The Help

I’m gearing up to teach again in the fall. I’ve gotten desk copies of books, handed in my book order form, and filled out the W2s. Next week I have to get my parking pass and faculty ID. I also have to hire people to watch my kid and to pick up some of the slack with the housecleaning.

Let’s get this straight. I have to hire two people, so that I can do one job that will probably not cover the expenses of hiring those two people. Makes sense, right? So, the housecleaner probably won’t happen, but the babysitter is a must.

I’ve got to get this all set up now, so that Ian doesn’t have any problems in September. Daycare is out of the question, because Ian can’t deal with too many people in tight spaces. We tried at-home daycare last week, but it was a disaster. He cried for two hours, and the woman made me take him home. On Friday, I put up signs at ShopRite and Starbucks for a babysitter in my home. I have someone coming for an interview at 1:30. Keep your fingers crossed for me.

I am not thrilled with returning to the babysitter/nanny lifestyle. In the past, I had a couple different women watch the kids when I was adjuncting. It was only for a handful of hours, but the whole arrangement made me very uncomfortable. It’s not like an office job, where you are delegating some paperwork and where there are very public and well known rules to moderate behavior. There’s all the fuzzy questions. Do you feed the babysitter lunch? Do you pay her during holidays? Is she allowed to yell at your kid? What if she asks for money? How do you fire someone? What if you haven’t left for work yet, and the baby poops? Who changes the diaper?

I suppose some people are more used to these servant arrangements. Belle said that her family had long employed staff, so having a maid wasn’t such a foreign experience.

My family is Northern, urban, immigrant. We have never hired servants. In fact, my family was often serving rich people as cashiers, garment specialists, and waiters. They had nothing but contempt for the objects of their labors. My grandfather, the Maitre D at the Waldorf, would tell stories about the cheap, the stupid, and the picky. He hated them, but served them with a smile. After he returned to the kitchen, the staff would spit on the steaks. They would pick up chicken that had fallen to the ground and re-plate it. How odd that his granddaughter would now be the one giving orders.

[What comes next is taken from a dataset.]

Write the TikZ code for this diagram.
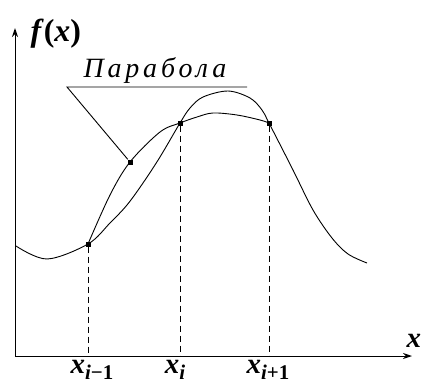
\documentclass[tikz,border=0pt]{standalone}
\usepackage{fontspec}
\setmainfont{LiberationSerif}[Extension=.ttf,UprightFont=*-Regular,BoldFont=*-Bold,ItalicFont=*-Italic,BoldItalicFont=*-BoldItalic]
\newfontfamily\parfont{LiberationSerif}[Extension=.ttf,UprightFont=*-Regular,ItalicFont=*-Italic,LetterSpace=14]
\usetikzlibrary{arrows.meta}
\newcommand\xsub[1]{\textbf{\textit{x}}\raisebox{-6bp}{\fontsize{21}{21}\selectfont\bfseries #1}}

\begin{document}
\begin{tikzpicture}[x=1bp,y=-1bp,>={Stealth[length=9bp,width=6bp]},
 curve/.style={line width=0.9bp},
 axis/.style={line width=1bp},
 guide/.style={dash pattern=on 6bp off 4bp,line width=0.9bp},
 dot/.style={fill,inner sep=0,minimum size=5bp},
 lab/.style={font=\fontsize{29}{31}\selectfont\bfseries,anchor=base}]
\useasboundingbox (0,0) rectangle (424,383);
\coordinate (o) at (15,356);
\coordinate (ytip) at (15,28);
\coordinate (xtip) at (412,356);
\draw[axis,<->] (ytip) |- (xtip);
% f(x) and the parabola
\draw[curve] plot[smooth,tension=0.55] coordinates {(16,246) (47,259) (88,244) (110,223) (127,205) (143,183) (160,157) (180,123) (190,108) (203,97) (228,91) (250,98) (262,110) (269,123) (293,170) (313,210) (332,238) (348,254) (367,263)};
\draw[curve] plot[smooth,tension=0.55] coordinates {(88,244) (110,195) (130,162) (160,132) (180,123) (197,117) (213,113) (237,115) (260,120) (269,123)};
\node[dot] (p0) at (88,244) {};
\node[dot] (p1) at (180,123) {};
\node[dot] (p2) at (269,123) {};
\node[dot] (m) at (130,162) {};
\draw[guide] (p0) -- (p0 |- o);
\draw[guide] (p1) -- (p1 |- o);
\draw[guide] (p2) -- (p2 |- o);
% label of the parabola
\coordinate (lb) at (67,87);
\coordinate (le) at (247,87);
\draw[curve] (le) -- (lb) -- (m);
\node[anchor=base west,font=\fontsize{28}{30}\parfont\itshape] (par) at (80,77) {Парабола};
\node[lab,anchor=base west,font=\fontsize{32}{34}\selectfont\bfseries] (fx) at (27,41) {\textit{f}(\textit{x})};
\node[lab,anchor=base west] (xl) at (403,347) {\textit{x}};
\node[lab] (x0) at (92,373) {\xsub{\textit{i}−1}};
\node[lab] (x1) at (175,373) {\xsub{\textit{i}}};
\node[lab] (x2) at (268,373) {\xsub{\textit{i}+1}};
\end{tikzpicture}
\end{document}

In June’s Atlantic Monthly, Flanagan comes back to the nannies. In the article, she explains to the critics how she came to employ a nanny and her own history with being a sitter. She discusses a new nanny tell all book, You’ll Never Nanny in This Town Again : The True Adventures of a Hollywood Nanny.

Flanagan said the servant problem, formerly only a rich person problem, has now become a middle-class problem, too. After she became pregnant with twins, everyone advised her to get help.

At the time, I was living in a cramped duplex apartment beside a construction site, here in Los Angeles, lacking many of the accoutrements — dishwasher, dining room, off-street parking — that normally signify middle-class life. Until fairly recently in America, this would not have been considered an ideal time to begin employing servants. But the vast and apparently untrammeled arrival of immigrants to this country—combined with our yawning need for child care and the stubborn human tendency toward laziness—has allowed a massive new servant culture to spring up in less than two decades. It is a culture in which people with no experience of having staff in their homes are becoming the employers of small retinues of servants—the nanny, the once-a-week housecleaner, the cheap “mow, blow, and go” gardener with his truckload of day workers. It is also a culture in which the servants oftentimes have no previous experience of a life in service (many were factory or agricultural workers in their native countries; many are educated). They are, moreover, cowed not only by their employer’s power over them but also by the fact that they are quite often in this country illegally and thus loath to make waves. It is a system that lends itself to extraordinary acts of generosity: I have known women who have immediately taken a deep interest in the lives and families of their nannies, finding jobs for husbands, straightening out bewildering immigration problems, sending children to their own pediatricians—and paying the bill—when a troubling symptom turns up. And, too, it is a system rife with the possibility of exploitation and virtual human bondage: all over this city there are upper-middle-class households in which a back bedroom is occupied by a female illegal immigrant who is terrified of being deported, who is paid almost nothing, and who is on duty twenty-four hours a day.

In the course of the article, Flanagan gives certain rules to guiding a successful nanny/family relationship. Don’t hire them too young. They shouldn’t eat separately from the family. They should get paid during holidays. Belle was also full of advice last week.

Ultimately, Flanagan is pessimistic about whether the nanny thing can ever work out, even if one has the best of manners.

In hiring a nanny, they’re asking—if you’ll forgive the pun—a relative stranger to love (and tolerate, and indulge, and tend to) their children as the children’s own mother or father would, for money. In short, they’re trying to purchase what ultimately can’t be bought. Furthermore, this love train is expected to travel only select routes. For instance, how many parents—while asking an employee to love them and their children like family—can promise the employee that they will be there for her in her old age, just as they would be for actual family members?

These are tricky waters that I’m wading into. I would much rather do everything myself, but the laws governing space and time prevent that from happening. Yes, physics is conspiring against me. So, the interviews begin today.